Deutsch adds that in the case of privatised utilities, where tenders and bids must be fair and transparent if they are to satisfy mergers and monopolies authorities, this is especially vital.
'You have to provide tools to buyers so they can conduct real bids,' he says. 'If you send out three bids for a product - one to the authorised distributor and two to unauthorised distributors who buy from the authorised one - the auditors are happy because you sent out three bids and chose the lowest one. But is that a real bid?'
When GE Lighting put its tenders out on the Web, a supplier in Hungary - that no one had ever heard of - put in a bid and won the business.
'It's important that you don't just rely on whoever you bought a product from for the last 20 years,' says Deutsch.
The Web has also enabled EDI communities to be built much more quickly than before. 'In the past, if you ramped an EDI community it followed the 80/20 rule: 20 per cent of your suppliers were responsible for 80 per cent of the business, so these are the ones you concentrated on,' says Gawin.
When Chrysler began its campaign to recruit suppliers to EDI, it set a target of 1,000 companies in the first year. It achieved that in only nine weeks. The driving force is cost-cutting.
Ken Horn, procurement and supply manager at Chrysler, estimates that the motor manufacturer saves $1.3 million a year for every 1,000 suppliers who go online.
What isn't clear yet is whether or when these hub-and-spoke communities will ever become the collaborative extranets that the Web pundits have predicted. In some cases, communities are beginning to form where suppliers caught up in the orbit of a big customer are in turn bringing their suppliers and other trading partners into the community.
This has happened with GE Lighting and is also happening with ANX, the automotive network exchange. This is an extranet involving the big three US motor manufacturers - Ford, General Motors and Chrysler - and their suppliers. ANX aims to cut the time it takes to design a new generation of car from five years to three by enabling the motor manufacturers to pool information and collaborate on design with their major suppliers.
While EDI is limited to transmitting only textual information, ANX allows engineering diagrams and drawings to be exchanged.
Similarly, Benetton has found that the Web enables it to provide colour images of garment designs as well as the textual data traditionally supplied by EDI.

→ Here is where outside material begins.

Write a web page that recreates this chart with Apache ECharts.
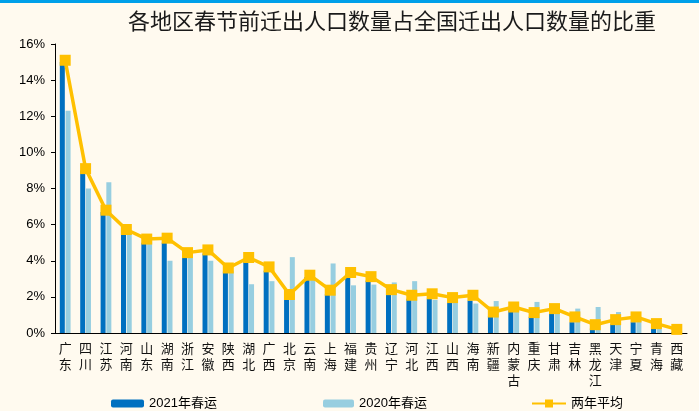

Tesco's Information Exchange (TIE) is another example of EDI evolving via the Web into something richer and more collaborative. Tesco fits the traditional EDI model as the large customer, but also has many sizeable suppliers - companies such as Proctor & Gamble, St Ivel and Nestle that operate on a global scale.
TIE is a pilot extranet aimed at smoothing the supply of products on promotion. It enables the suppliers to access up-to-the-minute sales data from Tesco's stores and tweak supply to fit demand accurately, avoiding the risk of empty shelves or rotting heaps of yoghurt that has passed its sell-by date.
Tesco and its EDI supplier GEIS are looking to establish TIE as a standard across the grocery industry so that the big suppliers have only one type of promotions extranet to master.
These industry-specific manifestations of e-commerce fall into the second and third categories of extranet identified by Taylor at Gartner: the community of shared application logic and shared data by equal partners in a business relationship; and a truly collaborative effort where business processes for specific applications and projects are attached.
'Nobody knows how communities will grow from hub-and-spoke to many-to-many, whether vertically or horizontally,' says Evan Starzinger, vice president for retail industries at GEIS.